Monday, April 1, 2019

Cement, and What It Means

The big thieves hang the little ones--Czech proverb

April Fool's Day

Lovely trip top Florida. Nice birthday party for mom. Our house on Howe was being cased by some burglars and Thomas saved the day.


Met a couple of Chris' seminarian friends and heard the great one line of the week: "Things are so bad that one Resurrection may not be enough."



Scammers stole over $100 million from Facebook and Google. They sent phishing emails with fake invoices to employees at Facebook and Google who "regularly conducted multimillion-dollar transactions" with Quanta, and those employees responded by paying out more than $100 million to the fake company's bank accounts, prosecutors said.

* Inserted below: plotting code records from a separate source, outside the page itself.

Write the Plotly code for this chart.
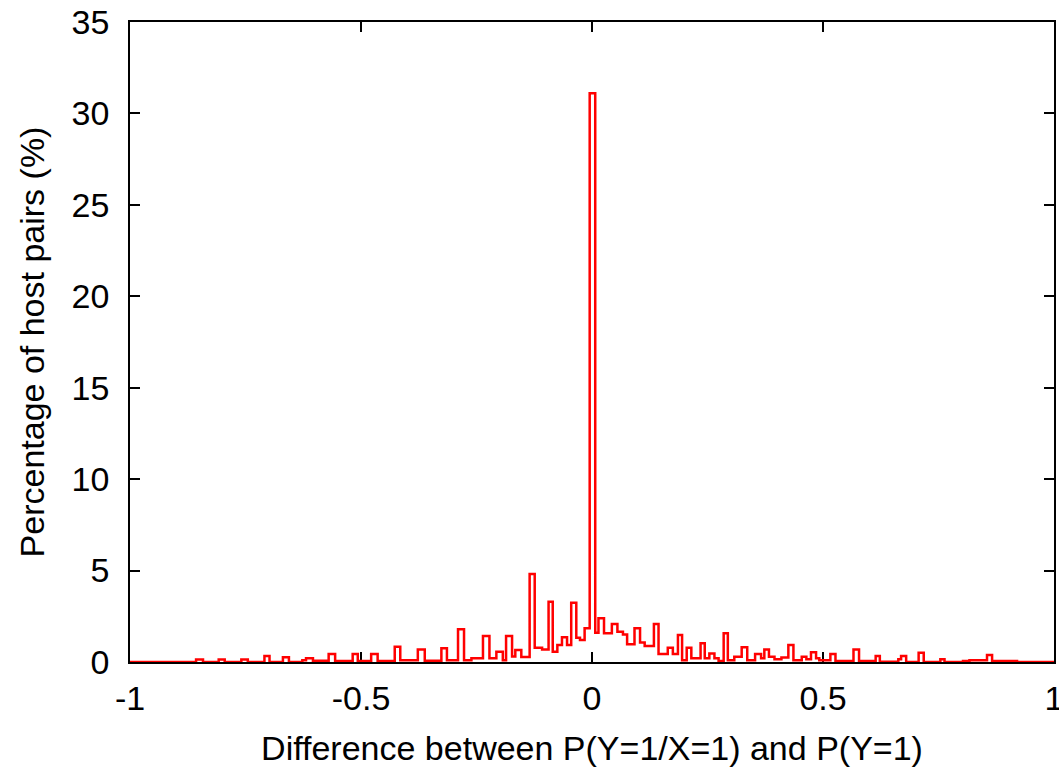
import plotly.graph_objects as go

# left edge of each step (data units) and the percentage held until the next edge
edges = [-1.0, -0.857, -0.842, -0.808, -0.795, -0.759, -0.745, -0.709, -0.698,
         -0.669, -0.656, -0.627, -0.619, -0.604, -0.570, -0.556, -0.518, -0.507,
         -0.478, -0.464, -0.427, -0.415, -0.377, -0.362, -0.326, -0.314, -0.290,
         -0.277, -0.261, -0.236, -0.222, -0.207, -0.193, -0.186, -0.173, -0.166,
         -0.153, -0.135, -0.124, -0.108, -0.094, -0.085, -0.075, -0.065, -0.054,
         -0.045, -0.034, -0.026, -0.016, -0.005, 0.007, 0.014, 0.026, 0.043,
         0.055, 0.067, 0.076, 0.092, 0.104, 0.114, 0.134, 0.144, 0.164, 0.175,
         0.186, 0.195, 0.205, 0.215, 0.235, 0.244, 0.254, 0.265, 0.274, 0.285,
         0.294, 0.308, 0.324, 0.336, 0.353, 0.366, 0.373, 0.383, 0.395, 0.410,
         0.425, 0.436, 0.454, 0.464, 0.474, 0.485, 0.492, 0.516, 0.527, 0.566,
         0.578, 0.614, 0.623, 0.663, 0.669, 0.680, 0.707, 0.718, 0.754, 0.763,
         0.803, 0.817, 0.855, 0.866, 0.920, 1.0]
percent = [0.0, 0.13, 0.0, 0.13, 0.0, 0.13, 0.0, 0.33, 0.0,
           0.26, 0.0, 0.1, 0.2, 0.07, 0.44, 0.05, 0.44, 0.05,
           0.44, 0.05, 0.84, 0.1, 0.69, 0.07, 0.75, 0.1, 1.79,
           0.1, 0.2, 1.42, 0.2, 0.56, 0.1, 1.42, 0.3, 0.66,
           0.27, 4.81, 0.78, 0.69, 3.3, 0.56, 0.93, 1.35, 0.93,
           3.24, 1.33, 1.2, 1.84, 31.1, 1.6, 2.39, 1.57, 2.08,
           1.66, 1.5, 0.97, 1.84, 1.06, 0.87, 2.08, 0.44, 0.78, 0.44,
           1.48, 0.1, 0.78, 0.2, 1.02, 0.2, 0.47, 0.2, 0.05,
           1.57, 0.1, 0.29, 0.8, 0.1, 0.44, 0.2, 0.69, 0.29, 0.15,
           0.25, 0.93, 0.1, 0.29, 0.15, 0.53, 0.2, 0.1, 0.44, 0.05,
           0.69, 0.05, 0.33, 0.02, 0.15, 0.33, 0.0, 0.51, 0.0, 0.15,
           0.0, 0.05, 0.1, 0.38, 0.05, 0.0, 0.0]

fig = go.Figure(go.Scatter(
    x=edges, y=percent, mode="lines",
    line=dict(color="#ff0000", width=2.5, shape="hv"),
    showlegend=False,
))

font = "Liberation Sans, Arial, Helvetica, sans-serif"
axis_style = dict(
    showline=True, linecolor="black", linewidth=1.5, mirror="ticks",
    ticks="inside", ticklen=10, tickwidth=1.5, tickcolor="black",
    showgrid=False, zeroline=False, layer="below traces",
    automargin=False, ticklabeloverflow="allow",
    tickfont=dict(family=font, size=34, color="black"),
)

fig.update_xaxes(
    range=[-1, 1], tickvals=[-1, -0.5, 0, 0.5, 1],
    ticktext=["-1", "-0.5", "0", "0.5", "1"],
    ticklabelstandoff=5,
    title=dict(text="Difference between P(Y=1/X=1) and P(Y=1)",
               font=dict(family=font, size=34, color="black"), standoff=21),
    **axis_style,
)
fig.update_yaxes(
    range=[0, 35], tickvals=[0, 5, 10, 15, 20, 25, 30, 35],
    ticklabelstandoff=12,
    title=dict(text="Percentage of host pairs (%)",
               font=dict(family=font, size=34, color="black"), standoff=17),
    **axis_style,
)

fig.update_layout(
    width=1059, height=768,
    paper_bgcolor="white", plot_bgcolor="white",
    margin=dict(l=130, r=5, t=22, b=106),
)

# drop the default page margin so the figure fills the window exactly
fig.write_html("out.html",
               config={"displayModeBar": False},
               post_script="document.body.style.margin='0';"
                           "document.body.style.overflow='hidden';")
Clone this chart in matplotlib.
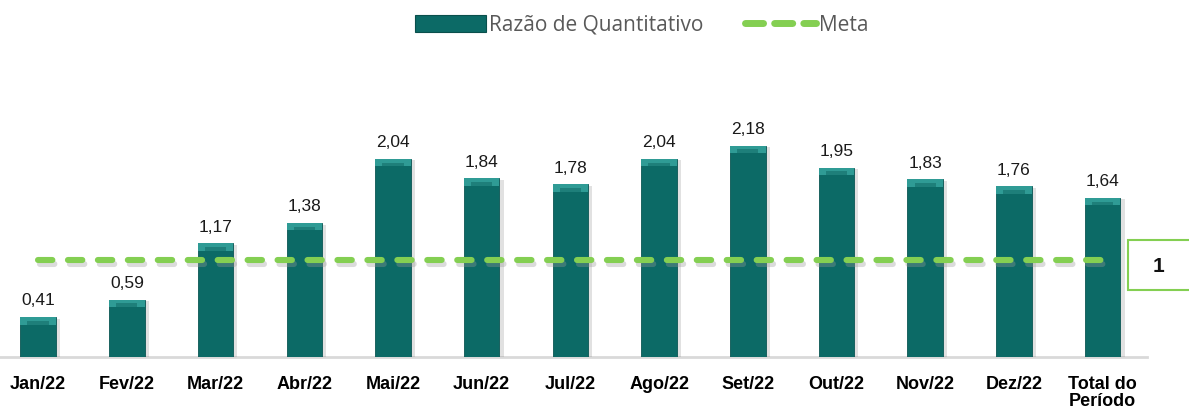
import matplotlib
matplotlib.use("Agg")
import matplotlib.pyplot as plt
from matplotlib import patheffects as pe
from matplotlib.patches import Rectangle
from matplotlib.lines import Line2D

categories = ["Jan/22", "Fev/22", "Mar/22", "Abr/22", "Mai/22", "Jun/22", "Jul/22",
              "Ago/22", "Set/22", "Out/22", "Nov/22", "Dez/22", "Total do\nPeríodo"]
razao = [0.41, 0.59, 1.17, 1.38, 2.04, 1.84, 1.78, 2.04, 2.18, 1.95, 1.83, 1.76, 1.64]
value_labels = ["0,41", "0,59", "1,17", "1,38", "2,04", "1,84", "1,78", "2,04", "2,18",
                "1,95", "1,83", "1,76", "1,64"]
meta = [1] * len(categories)
meta_label = "1"

BAR = "#0C6A66"
BAR_TOP = "#2F9B95"
GREEN = "#84CF52"

fig = plt.figure(figsize=(11.89, 4.07), dpi=100)
ax = fig.add_axes([0.0, 50 / 407, 1147 / 1189, 260 / 407])
x = list(range(len(categories)))

ax.bar(x, razao, width=0.40, color=BAR, ec="#0a5653", lw=0.6, zorder=3,
       path_effects=[pe.SimplePatchShadow(offset=(3, -1), shadow_rgbFace="#888888", alpha=0.25),
                     pe.Normal()])
# top bevel highlight
cap = 0.075
ax.bar(x, [cap] * len(x), bottom=[v - cap for v in razao], width=0.40,
       color=BAR_TOP, zorder=4)
ax.bar(x, [cap * 0.5] * len(x), bottom=[v - cap for v in razao], width=0.24,
       color="#1E7F7A", zorder=5)

for xi, v, lab in zip(x, razao, value_labels):
    ax.text(xi, v + 0.09, lab, ha="center", va="bottom", fontsize=12.5,
            family="Liberation Sans", color="#1a1a1a", zorder=6)

ax.plot(x, meta, color=GREEN, lw=4.4, ls=(0, (2.35, 2.55)),
        dash_capstyle="round", zorder=7,
        path_effects=[pe.SimpleLineShadow(offset=(1, -3), shadow_color="#999999", alpha=0.35),
                      pe.Normal()])

ax.set_xlim(-0.43, 12.5)
ax.set_ylim(0, 2.68)
ax.set_xticks(x)
ax.set_xticklabels(categories, fontsize=13, fontweight="bold", family="Liberation Sans",
                   linespacing=1.0, va="top")
ax.tick_params(axis="x", length=0, pad=14)
ax.set_yticks([])
for s in ["top", "right", "left"]:
    ax.spines[s].set_visible(False)
ax.spines["bottom"].set_color("#d9d9d9")
ax.spines["bottom"].set_linewidth(2)

# meta value box
box = Rectangle((1128 / 1189, 1 - 290 / 407), 70 / 1189, 50 / 407, transform=fig.transFigure,
                fc="white", ec=GREEN, lw=1.5, clip_on=False)
fig.add_artist(box)
fig.text(1158 / 1189, 1 - 266 / 407, meta_label, ha="center", va="center", fontsize=15,
         fontweight="bold", family="Liberation Sans", color="#111111")

# legend
handles = [Rectangle((0, 0), 1, 1, fc=BAR, ec="#0a4f4c", lw=0.8),
           Line2D([0], [0], color=GREEN, lw=5, ls=(0, (2.6, 1.6)), dash_capstyle="round")]
leg = fig.legend(handles, ["Razão de Quantitativo", "Meta"], loc="upper center",
                 bbox_to_anchor=(0.54, 1.01), ncol=2, frameon=False,
                 prop={"family": "Open Sans", "size": 15}, handlelength=3.4,
                 handleheight=0.9, handletextpad=0.15, columnspacing=2.0)
for t in leg.get_texts():
    t.set_color("#595959")

fig.savefig("out.png", dpi=100)
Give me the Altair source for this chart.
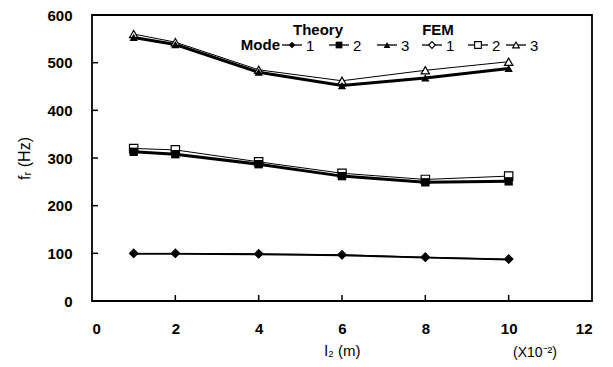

What Ludwig von Mises identified as the “calculation problem" is knowledge of the most efficient use of resources conveyed by prices set in a free market. Prices reflect individuals’ subjective preferences regarding the best use of resources. When government uses force to remove resources from the marketplace, it makes it impossible for the price system to function.


A funny description of the coming 2020 election from Will: "An embarrassed nation aches for a president who is one thing: normal. Democrats, however, are looking weirder and weirder while cooking a bouillabaisse of indigestible ingredients: End meat, air travel, private health insurance, the distinction between late-term abortion and infanticide and perhaps Israel as a Jewish state; defend “constitutional norms” by abolishing the electoral college, changing the nature of the Senate and enlarging the Supreme Court to make it more representative, i.e., to break it to the saddle of politics; give socialism one more chance; etc."


I do not know this author but this is well worth the read:
https://www.washingtonpost.com/opinions/2019/03/22/yes-liberal-democracy-is-struggling-progressive-left-isnt-helping/?utm_term=.9688b677bee6

The American Council of Trustees and Alumni publishes occasional reports on what college students know. One report found that nearly 10 percent of the college graduates surveyed thought Judith Sheindlin, TV's Judge Judy, is a member of the U.S. Supreme Court. Less than 20 percent of the college graduates knew the effect of the Emancipation Proclamation. More than a quarter of the college graduates did not know Franklin D. Roosevelt was president during World War II; one-third did not know he was the president who spearheaded the New Deal. Such ignorance might explain why these young people are the supporters of today's presidential candidates calling for America to become a socialist nation. (Williams)
An obvious element in social bonds is some common knowledge and history. What occurs without common beliefs and history is not known, probably because it does not last long enough to be examined. On the other hand, deep common beliefs might make social structures immortal: One fascinating quality about some Taliban bombers was they had memorized the Koran in Arabic--but did not speak or understand Arabic.

                 Cement, and What It Means (from Chris)

According to Bill Gates' blog, between 2011 and 2013, China consumed 6.6 gigatons of concrete - that's more than the U.S. used in the entire 20th century. Look at what the U.S. built between 1901 and 2000: all those skyscrapers, the Interstate, the Hoover Dam, the list goes on and on but all that concrete only amounted to 4.5 gigatons.